Stories Change Lives

I not only love stories, but I think they are the fabric of our world and vitally important. Stories literally make up your life and stories can change it. In a lot of ways, I tend to find this idea a bit abstract for many people and I often get strange looks when I espouse this belief. But sometimes I come across something that shows beautifully how a story can make a huge impact on lives.

Dan Santat is a great picture book creator and I love many of his books. My favorite, however, is After the Fall, which is about what happens to Humpty Dumpty after his famous fall off the wall. He experiences what many of us do after a traumatic experience – he has a hard time getting back to normal. It’s changed him in big ways, some of which are not so great.

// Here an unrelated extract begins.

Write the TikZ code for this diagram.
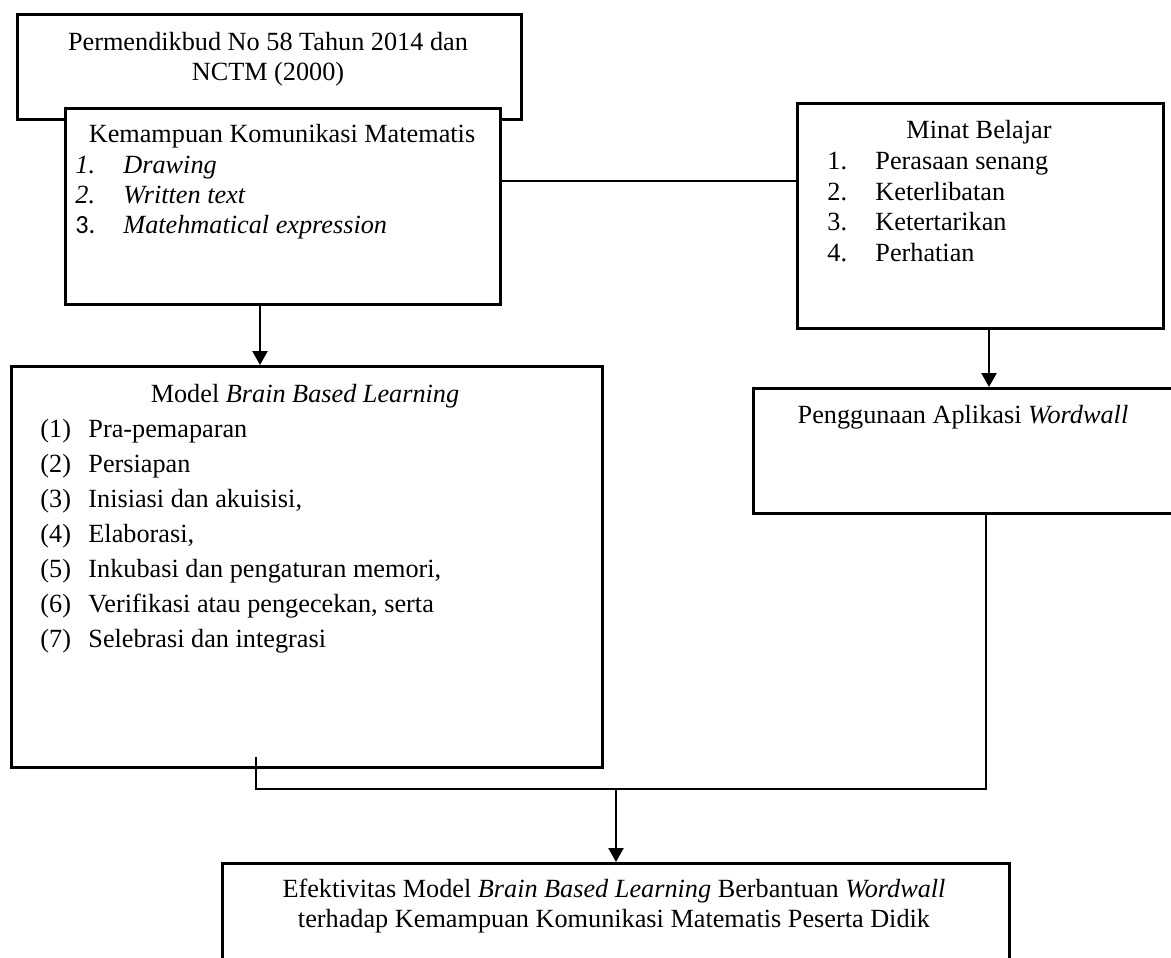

I love the book and even more what Mr. Santat had to say about it when I made a recording with about it, but I didn’t expect it to get better. And then I came across this blog post from Dan himself about an experience he had in the parking lot of the grocery store where he met a man whose life he had impacted with that very book.

Now, this is a picture book. It’s got less than 40 pages and only 366 words. This post has about that many words. It’s not a lot. And most adults dismiss picture books as being for little kids and thus not very complex or meaningful. The story Mr. Santat shares, however, isn’t about a kid reading the book. It’s about an adult.

Now, I think picture books are amazing and can often be powerful and impactful in ways longer stories can rarely hope to be, but most of the time I get looked at funny for giving my adult friends picture books. But a story about a grown man being so affected by a picture book gets my attention just the same. This shows that I’m not crazy and that picture books do matter. Sometimes they make all the difference.